Altar rails are a set of railings, often ornate and frequently of marble, delimiting the sanctuary in a church, the part that contains the altar. A gate, often of brass, at the centre divides the line into two parts. The sanctuary is a figure of heaven, into which entry is not guaranteed.

Barriers of various kinds often mark off as especially sacred the area of a church close to the altar, which is largely reserved for ordained clergy. In the Armenian rite curtains are drawn to cut off that area during the holiest moments of the liturgy. In other eastern rites, this evolved into a solid icon-clad screen, called the iconostasis, with three doorways, in each of which there are usually curtains that can be closed or drawn aside at various times. Western Europe had its more transparent Gothic rood screens and the smaller more economical altar rails.

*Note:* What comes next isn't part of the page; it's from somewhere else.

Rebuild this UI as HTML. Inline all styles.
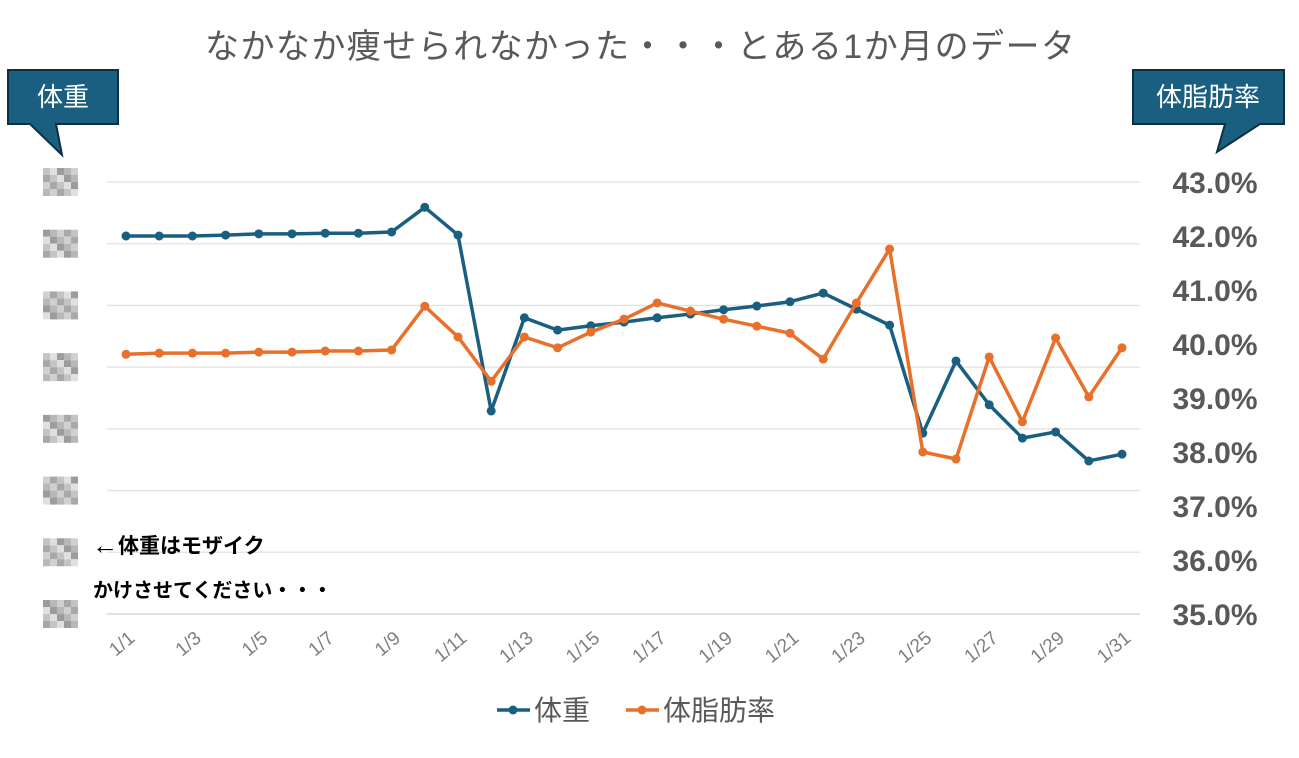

Many Roman Catholic churches have had altar rails, those of the late nineteenth century being particularly decorative. Communicants receiving the Eucharist knelt at the railings to be given communion by a priest. After the Second Vatican Council, a re-ordering of churches led to the removal of many altar rails. Previously, only altar servers were allowed to join the clergy within the sanctuary during the celebration of the liturgy. Now lay Readers of Scripture and Extraordinary Ministers of Holy Communion may enter the sanctuary during Mass, symbolizing a greater access to heaven and the increased role of the laity in priestly functions. Many bishops of the Church proposed the removal of altar rails because they felt that the rails were inconsistent with the Vatican's desire to reduce the differentiation of members of the Church. Some conservative Catholics see the altar rails as reminders of the need for humility and others object that their absence reduces reverence at communion, because communicants must stand and queue in such a church.

Traditionalist Catholics and many architects and planners critised some removals, often on liturgical, historical and ęsthetic grounds. While in some states, the Roman Catholic Church has adopted a minimalist approach towards the removal of altar rails, in other countries, for example in Ireland, almost every re-ordering eliminated altar rails. Although most conservative catholics resisted the changes some have taken legal action to try to prevent the removal of altar rails and of other traditional features in pre-Vatican II sanctuaries. Similarly, not all liberal catholics supported the changes to sanctuaries; some have disputed the belief that the altar rails were a barrier, claiming that many churches were able to allow full participation by the laity in the new Mass without removing altar rails.

The Holy See has responded to queries by stating that there is no requirement that altar rails must always be removed; this only needs to be done when enlarging the sanctuary or bringing forward the altar. It is the diocesan bishop who is to decide on concrete questions of removal of the altar rails in a church of his diocese.

In other denominations, such as many of the churches of the Anglican Communion, the use of altar rails has remained more common.